It's always an honor to curate a selection of books for the TED Conference bookstore — the team asks 20 or so people to select a few books that are their current (or all-time) favorites, and say a bit about why. Here are my picks for this year.
From a very early age, letters on a page have drawn me in. I get nervous in a room with nothing to read. These days I have plenty of digital titles (and devices), but also house many paper-based books, a messy pile of magazines and newspapers. All of that comforts me, as does the act of zeroing in to read. I can feel the synapses firing and I’m happy.
Why these books
Predictably, these six titles reflect my passions. I love graphic non-fiction, and so there are two very different books in that style. Two touchpoints in my life are home and Buddhism, loosely defined, and so here they are represented too. One is an old classic, and the other a brand new novel. I hope you discover something that speaks to you in any one of them.

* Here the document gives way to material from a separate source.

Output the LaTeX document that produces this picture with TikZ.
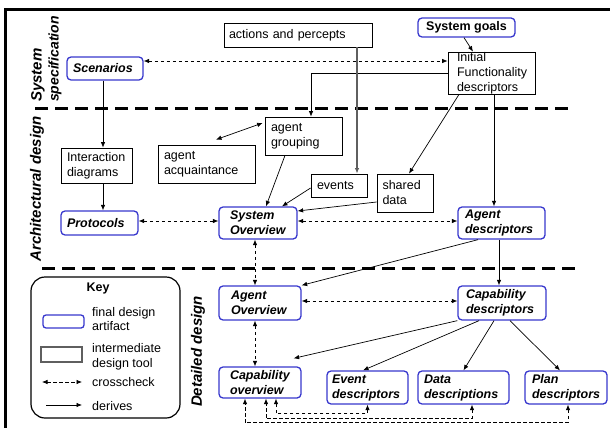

Rebecca Solnit - River of Shadows
Solnit has written a raft of books since this came out in 2004, but it’s such a terrific story: how Northern California became the nexus and nurturer of early technologies, outsized dreams and failures, and wild ideas that came into being. Little has changed in 150 years.
Alison Bechdel - Are You My Mother?
I loved Fun Home, her earlier graphic memoir about her father. This one cuts deeper for most every woman: the saga of Alison’s gnarly relationship with her complicated, mixed-signal-emitting mother. It’s rich in self-awareness, humor, and a hard-won understanding how life works.
Pema Chodron - Comfortable With Uncertainty
I have my share of “Buddhism for Westerners” titles; the ones I return to are by Pema Chodron, an American Buddhist teacher. The chapters are short readings that guide us through the various difficulties of being human in a modern world, toward generosity of spirit, openness, acceptance.
Mary Gordon - Home: What It Means and Why It Matters
This little book is a lovely exploration of what makes a space into home, and how acutely we feel love or longing for that ideal. She writes candidly about times in her life when she knew she’d found a “home”, and other times when she couldn’t get to it. As a nester of the first order, I love understanding the deeper impulses of home.
Brian Fies - Whatever Happened to the World of Tomorrow?
A whimsical (and dark) graphical exploration of our old ideas of what the future could mean, and our grownup understanding of its limitations. Fies starts with the World of Tomorrow at the New York World’s Fair in 1940, the visions from which were quickly dashed. But Fies is still hopeful: “There was a time when building the future was inspirational...I think it can be again.”
Robin Sloan - Mr. Penumbra’s 24-Hour Bookstore
I’m not usually a novel reader, but this cabinet of wonders offers a rich story of a secret bookstore, Google, magical characters and digital natives interacting and therefore exploring the pull of old and new. Sloan is deft and affectionate about all of it.